Tower Bridge and parts of the Tube 'flooded' as rain deluge hits London

14 September 2021, 13:14

By Emma Soteriou

Tower Bridge and parts of the London Underground have flooded as heavy downpours continue to batter the capital.

Footage has shown cars ploughing through floodwater on the famous bridge in central London, with a blanket of clouds filling the sky.

Angry commuters shared their frustration online, suggesting the government "start investing in flood prevention infrastructure" as flash flooding becomes more frequent.

It comes after the Met Office released a yellow weather warning for rain across most of England on Tuesday.

Parts of Scotland, Wales and Northern Ireland will also experience wet weather throughout the day, but no warnings have been issued for these nations.

Read more: UK weather: Yellow warning issued as rain set to batter most of England

The torrential rain saw some major roads and Tube stations subject to flash flooding as well, in the country's latest sweep of extreme weather.

Parts of the District Line and North Circular were said to have been submerged in water, with Mile End forced to temporarily close earlier in the morning.
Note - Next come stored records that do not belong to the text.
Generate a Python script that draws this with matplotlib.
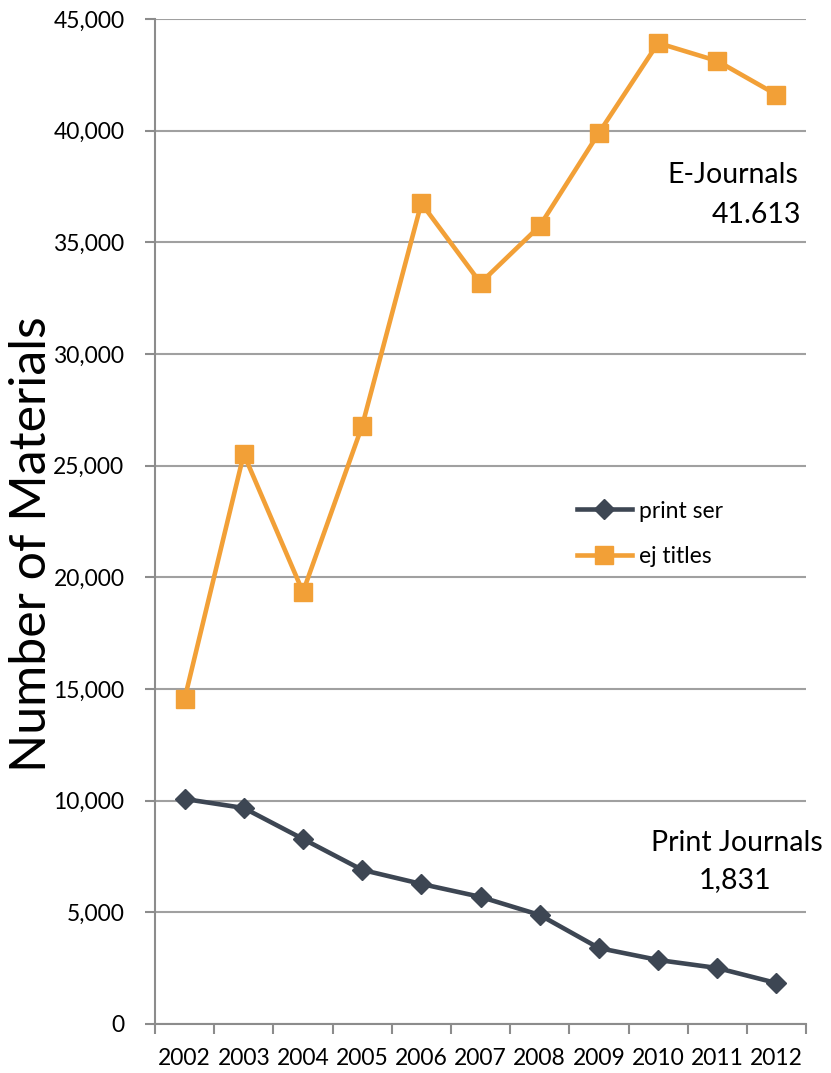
import matplotlib.pyplot as plt
from matplotlib.ticker import FuncFormatter

plt.rcParams['font.family'] = ['Lato', 'DejaVu Sans']

years = ["2002", "2003", "2004", "2005", "2006", "2007", "2008", "2009", "2010", "2011", "2012"]
print_ser = [10075, 9670, 8285, 6900, 6270, 5690, 4880, 3400, 2865, 2505, 1831]
ej_titles = [14550, 25520, 19340, 26780, 36750, 33180, 35730, 39900, 43925, 43120, 41613]

fig = plt.figure(figsize=(8.31, 10.73), dpi=100)
ax = fig.add_axes([0.1865, 0.0457, 0.7835, 0.9366])

x = list(range(len(years)))
ax.plot(x, print_ser, color="#3D4653", linewidth=3.3, marker="D", markersize=10,
        label="print ser")
ax.plot(x, ej_titles, color="#F2A037", linewidth=3.3, marker="s", markersize=12.5,
        label="ej titles")

ax.set_xlim(-0.5, len(years) - 0.5)
ax.set_ylim(0, 45000)
ax.set_yticks(range(0, 45001, 5000))
ax.yaxis.set_major_formatter(FuncFormatter(lambda v, p: f"{int(v):,}"))
ax.set_xticks(x)
ax.set_xticklabels(years)
ax.set_xticks([i - 0.5 for i in range(len(years) + 1)], minor=True)
ax.tick_params(axis="x", which="major", length=0, pad=17, labelsize=16.5)
ax.tick_params(axis="x", which="minor", length=7, width=1.5, color="#8C8C8C")
ax.tick_params(axis="y", length=7, width=1.5, color="#8C8C8C", labelsize=16.5, pad=15)

ax.grid(axis="y", color="#A0A0A0", linewidth=1.5)
ax.set_axisbelow(True)
for s in ["top", "right"]:
    ax.spines[s].set_visible(False)
for s in ["left", "bottom"]:
    ax.spines[s].set_color("#8C8C8C")
    ax.spines[s].set_linewidth(1.5)

ax.set_ylabel("Number of Materials", fontsize=36)
ax.yaxis.set_label_coords(-0.153, 0.477)

ax.legend(loc="center left", bbox_to_anchor=(0.616, 0.488), frameon=False,
          fontsize=16.5, handlelength=2.4, handletextpad=0.3, labelspacing=1.05)

ax.text(9.27, 38015, "E-Journals", fontsize=20.5, ha="center", va="center")
ax.text(9.67, 36224, "41.613", fontsize=20.5, ha="center", va="center")
ax.text(9.33, 8104, "Print Journals", fontsize=20.5, ha="center", va="center")
ax.text(9.30, 6448, "1,831", fontsize=20.5, ha="center", va="center")

fig.savefig("out.png", dpi=100)
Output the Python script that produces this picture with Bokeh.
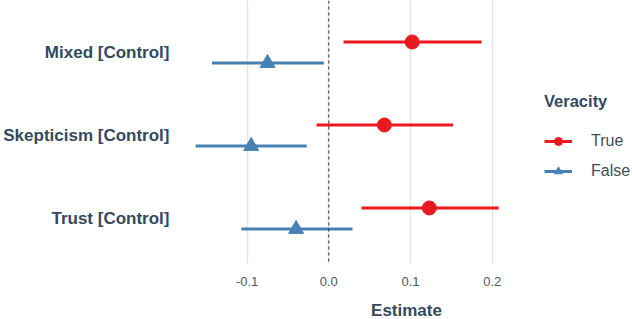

The station has since reopened, but drivers have been warned that there could be delays on the roads as the challenging conditions continue to disrupt routes.

The bad weather will not stay for much longer though, with the heavy downpours set to move away from London and towards the north throughout the day.

Met Office meteorologist Annie Shuttleworth said that parts of the Midlands and north-east could see 40mm of rain.

"We have seen the main body of rain move further north throughout the morning, and the rain will persist for the longest in north-eastern parts of England," Ms Shuttleworth said.

She added that the rain is set to ease in the south on Tuesday afternoon, with a "low risk" of thunderstorms to follow.

On Wednesday, there will be drier weather across the UK, which is set to stay fairly settled with patchy sunshine predicted throughout the coming days.

Climate scientists have said there is little doubt that climate change is responsible for the increase in extreme events around the world.

It comes ahead of Cop26 - the global climate summit, set to take place in Glasgow in November.

Leaders will be under pressure to up their action on curbing rising temperatures after stark warnings from scientists.

When flooding last swept the capital, Mayor Sadiq Khan said it was proof "the dangers of climate change are now moving closer to home".